Take the lines from the beginning of the material through the line containing "(\x,12) -- (\x,1407);" and retype them exactly, leaving the pictures out.

** Start Information provided **

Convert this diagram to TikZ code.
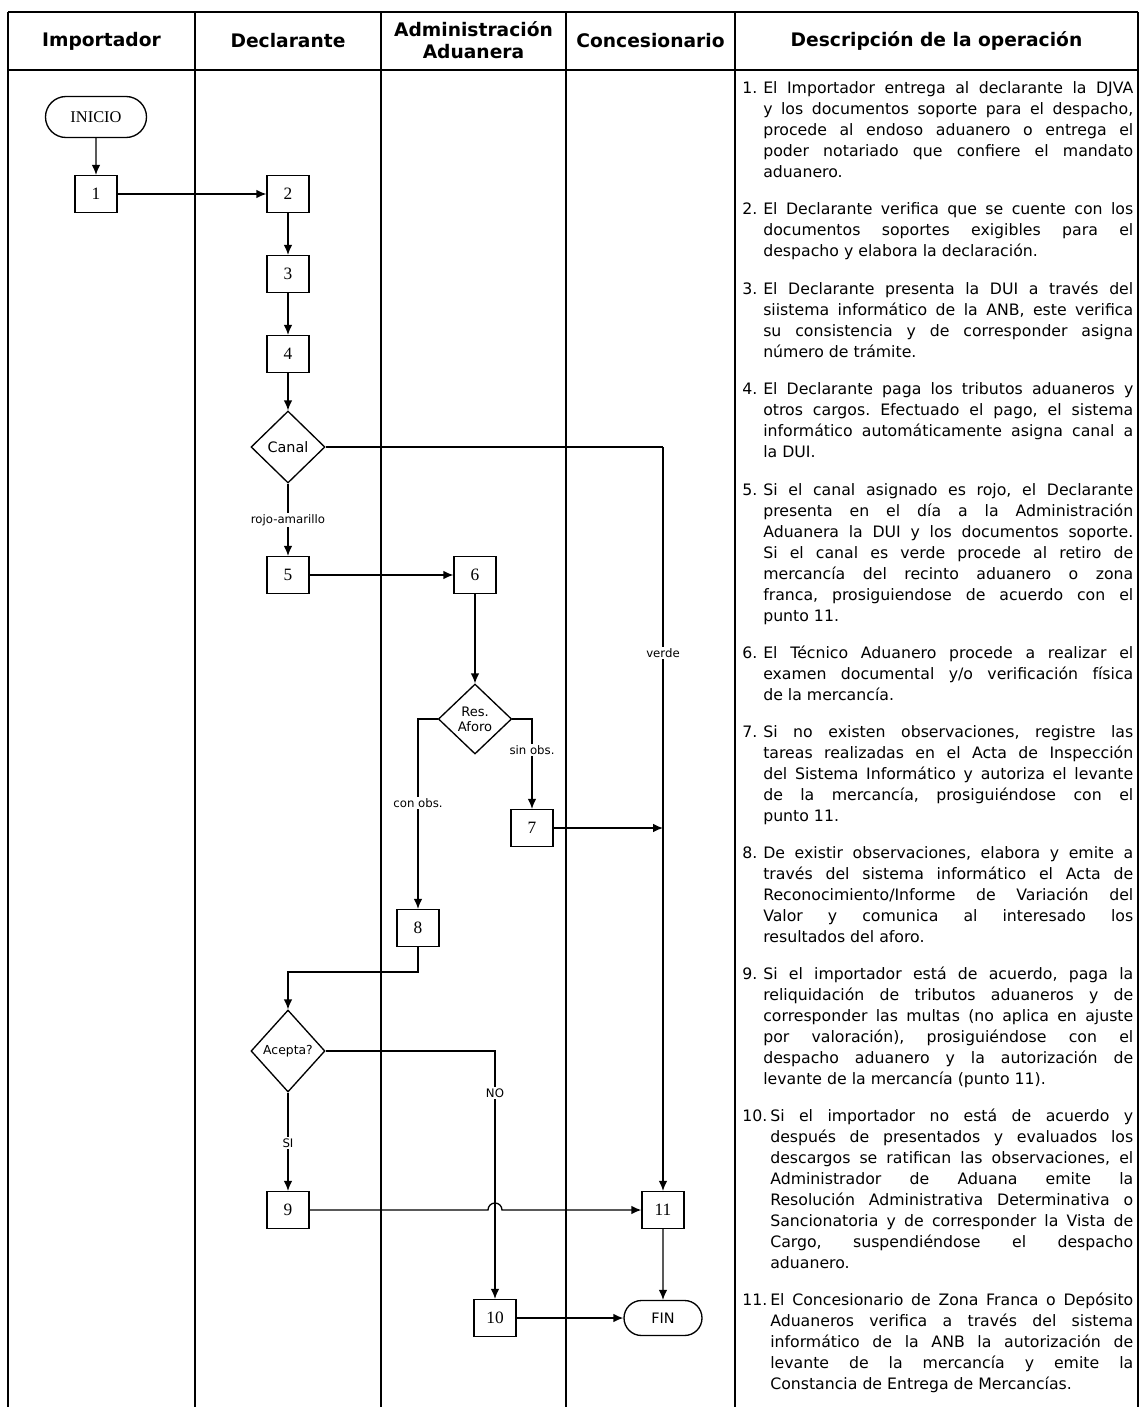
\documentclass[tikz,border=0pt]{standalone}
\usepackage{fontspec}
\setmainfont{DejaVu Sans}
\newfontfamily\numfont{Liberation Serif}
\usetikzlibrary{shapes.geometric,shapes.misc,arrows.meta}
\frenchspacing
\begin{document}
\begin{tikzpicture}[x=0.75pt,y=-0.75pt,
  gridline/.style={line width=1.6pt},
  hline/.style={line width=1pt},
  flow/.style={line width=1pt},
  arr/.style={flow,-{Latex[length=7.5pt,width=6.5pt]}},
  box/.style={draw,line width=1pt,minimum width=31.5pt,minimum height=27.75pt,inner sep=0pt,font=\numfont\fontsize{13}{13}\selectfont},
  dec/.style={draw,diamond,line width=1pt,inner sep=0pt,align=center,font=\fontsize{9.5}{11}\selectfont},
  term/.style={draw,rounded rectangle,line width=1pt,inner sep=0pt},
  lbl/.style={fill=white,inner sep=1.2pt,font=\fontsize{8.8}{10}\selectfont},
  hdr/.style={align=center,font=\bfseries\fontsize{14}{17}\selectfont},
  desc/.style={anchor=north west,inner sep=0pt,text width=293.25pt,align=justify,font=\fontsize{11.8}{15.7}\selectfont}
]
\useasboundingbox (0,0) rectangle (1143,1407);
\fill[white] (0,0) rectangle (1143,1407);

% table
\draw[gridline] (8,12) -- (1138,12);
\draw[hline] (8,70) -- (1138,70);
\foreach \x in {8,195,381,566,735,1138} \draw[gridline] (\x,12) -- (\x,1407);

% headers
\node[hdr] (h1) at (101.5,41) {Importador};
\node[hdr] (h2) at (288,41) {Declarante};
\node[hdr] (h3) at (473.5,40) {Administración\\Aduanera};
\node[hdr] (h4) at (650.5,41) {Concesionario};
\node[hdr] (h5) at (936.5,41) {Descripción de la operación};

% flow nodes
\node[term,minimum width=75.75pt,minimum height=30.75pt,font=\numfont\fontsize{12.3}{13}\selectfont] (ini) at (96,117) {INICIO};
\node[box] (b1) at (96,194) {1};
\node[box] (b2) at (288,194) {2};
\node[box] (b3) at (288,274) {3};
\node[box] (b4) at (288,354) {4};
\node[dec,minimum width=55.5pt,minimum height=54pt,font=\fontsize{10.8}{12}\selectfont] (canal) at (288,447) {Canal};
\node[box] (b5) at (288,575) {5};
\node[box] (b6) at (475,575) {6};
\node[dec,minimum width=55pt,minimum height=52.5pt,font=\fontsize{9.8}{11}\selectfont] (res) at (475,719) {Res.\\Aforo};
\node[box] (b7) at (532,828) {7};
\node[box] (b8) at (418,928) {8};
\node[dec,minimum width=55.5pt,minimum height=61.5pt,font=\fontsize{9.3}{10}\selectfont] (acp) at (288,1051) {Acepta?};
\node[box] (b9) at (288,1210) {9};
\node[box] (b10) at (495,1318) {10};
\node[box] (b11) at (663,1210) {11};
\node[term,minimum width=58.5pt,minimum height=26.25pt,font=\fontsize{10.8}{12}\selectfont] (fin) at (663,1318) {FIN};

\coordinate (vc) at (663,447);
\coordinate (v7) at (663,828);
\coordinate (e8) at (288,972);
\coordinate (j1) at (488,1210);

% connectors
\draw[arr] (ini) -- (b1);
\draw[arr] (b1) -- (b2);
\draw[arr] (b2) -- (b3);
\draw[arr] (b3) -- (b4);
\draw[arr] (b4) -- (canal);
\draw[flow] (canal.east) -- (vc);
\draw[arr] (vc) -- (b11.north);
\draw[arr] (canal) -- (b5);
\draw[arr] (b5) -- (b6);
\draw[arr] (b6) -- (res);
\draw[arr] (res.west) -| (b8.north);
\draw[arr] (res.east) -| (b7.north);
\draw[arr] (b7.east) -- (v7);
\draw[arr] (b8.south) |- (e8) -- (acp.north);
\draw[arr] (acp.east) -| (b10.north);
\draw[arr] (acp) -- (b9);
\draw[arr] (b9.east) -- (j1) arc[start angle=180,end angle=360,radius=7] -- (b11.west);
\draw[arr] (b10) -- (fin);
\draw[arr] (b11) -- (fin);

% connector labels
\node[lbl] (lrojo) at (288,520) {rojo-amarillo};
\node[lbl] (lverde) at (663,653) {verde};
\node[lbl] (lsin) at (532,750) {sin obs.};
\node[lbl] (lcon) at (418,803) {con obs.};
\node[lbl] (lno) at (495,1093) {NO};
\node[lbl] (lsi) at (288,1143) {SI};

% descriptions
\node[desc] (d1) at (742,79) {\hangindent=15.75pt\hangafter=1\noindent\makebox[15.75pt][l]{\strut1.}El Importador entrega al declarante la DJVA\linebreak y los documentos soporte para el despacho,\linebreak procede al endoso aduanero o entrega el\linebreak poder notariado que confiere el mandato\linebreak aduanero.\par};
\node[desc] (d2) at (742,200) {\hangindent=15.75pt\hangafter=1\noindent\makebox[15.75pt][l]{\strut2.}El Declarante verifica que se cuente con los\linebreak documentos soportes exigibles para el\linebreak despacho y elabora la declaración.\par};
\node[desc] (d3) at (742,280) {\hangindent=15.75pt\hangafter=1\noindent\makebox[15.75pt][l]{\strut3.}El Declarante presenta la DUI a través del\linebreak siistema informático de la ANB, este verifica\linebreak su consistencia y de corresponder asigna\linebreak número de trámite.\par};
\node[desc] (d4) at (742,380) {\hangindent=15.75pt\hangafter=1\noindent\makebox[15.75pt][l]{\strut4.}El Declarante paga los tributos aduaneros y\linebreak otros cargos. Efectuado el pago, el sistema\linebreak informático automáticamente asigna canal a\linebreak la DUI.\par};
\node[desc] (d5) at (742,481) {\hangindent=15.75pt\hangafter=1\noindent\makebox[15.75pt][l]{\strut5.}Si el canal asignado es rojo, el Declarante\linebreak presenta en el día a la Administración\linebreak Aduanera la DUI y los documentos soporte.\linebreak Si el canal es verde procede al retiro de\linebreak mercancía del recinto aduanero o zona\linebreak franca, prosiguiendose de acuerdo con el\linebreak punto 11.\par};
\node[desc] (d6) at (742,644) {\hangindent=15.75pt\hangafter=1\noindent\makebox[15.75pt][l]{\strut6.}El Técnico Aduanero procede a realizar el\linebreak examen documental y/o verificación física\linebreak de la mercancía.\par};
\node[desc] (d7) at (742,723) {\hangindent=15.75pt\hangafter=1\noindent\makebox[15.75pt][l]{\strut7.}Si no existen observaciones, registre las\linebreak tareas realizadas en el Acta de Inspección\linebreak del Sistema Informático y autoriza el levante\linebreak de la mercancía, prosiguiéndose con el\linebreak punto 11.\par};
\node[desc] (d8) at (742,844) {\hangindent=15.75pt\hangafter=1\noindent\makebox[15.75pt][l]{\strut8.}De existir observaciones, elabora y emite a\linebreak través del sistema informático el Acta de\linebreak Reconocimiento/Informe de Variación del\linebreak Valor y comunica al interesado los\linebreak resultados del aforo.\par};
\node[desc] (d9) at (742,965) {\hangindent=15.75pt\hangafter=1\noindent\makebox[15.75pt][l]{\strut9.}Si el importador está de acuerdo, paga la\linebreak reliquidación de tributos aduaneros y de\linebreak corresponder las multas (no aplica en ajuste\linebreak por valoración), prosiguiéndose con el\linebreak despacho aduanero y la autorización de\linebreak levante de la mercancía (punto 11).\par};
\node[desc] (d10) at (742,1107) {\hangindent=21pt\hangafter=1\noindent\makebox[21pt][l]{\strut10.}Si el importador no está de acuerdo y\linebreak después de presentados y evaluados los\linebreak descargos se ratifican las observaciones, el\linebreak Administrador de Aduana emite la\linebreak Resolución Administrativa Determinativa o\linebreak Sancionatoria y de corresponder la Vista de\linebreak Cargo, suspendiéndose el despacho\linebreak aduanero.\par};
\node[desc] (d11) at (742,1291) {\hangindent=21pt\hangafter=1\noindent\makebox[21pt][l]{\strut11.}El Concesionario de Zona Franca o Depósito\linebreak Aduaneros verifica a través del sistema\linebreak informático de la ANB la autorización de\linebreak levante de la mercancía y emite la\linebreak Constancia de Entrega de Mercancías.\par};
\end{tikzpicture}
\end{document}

** End Information provided **

Correct output |
Convert this diagram to TikZ code.
\documentclass[tikz,border=0pt]{standalone}
\usepackage{fontspec}
\setmainfont{DejaVu Sans}
\newfontfamily\numfont{Liberation Serif}
\usetikzlibrary{shapes.geometric,shapes.misc,arrows.meta}
\frenchspacing
\begin{document}
\begin{tikzpicture}[x=0.75pt,y=-0.75pt,
  gridline/.style={line width=1.6pt},
  hline/.style={line width=1pt},
  flow/.style={line width=1pt},
  arr/.style={flow,-{Latex[length=7.5pt,width=6.5pt]}},
  box/.style={draw,line width=1pt,minimum width=31.5pt,minimum height=27.75pt,inner sep=0pt,font=\numfont\fontsize{13}{13}\selectfont},
  dec/.style={draw,diamond,line width=1pt,inner sep=0pt,align=center,font=\fontsize{9.5}{11}\selectfont},
  term/.style={draw,rounded rectangle,line width=1pt,inner sep=0pt},
  lbl/.style={fill=white,inner sep=1.2pt,font=\fontsize{8.8}{10}\selectfont},
  hdr/.style={align=center,font=\bfseries\fontsize{14}{17}\selectfont},
  desc/.style={anchor=north west,inner sep=0pt,text width=293.25pt,align=justify,font=\fontsize{11.8}{15.7}\selectfont}
]
\useasboundingbox (0,0) rectangle (1143,1407);
\fill[white] (0,0) rectangle (1143,1407);

% table
\draw[gridline] (8,12) -- (1138,12);
\draw[hline] (8,70) -- (1138,70);
\foreach \x in {8,195,381,566,735,1138} \draw[gridline] (\x,12) -- (\x,1407);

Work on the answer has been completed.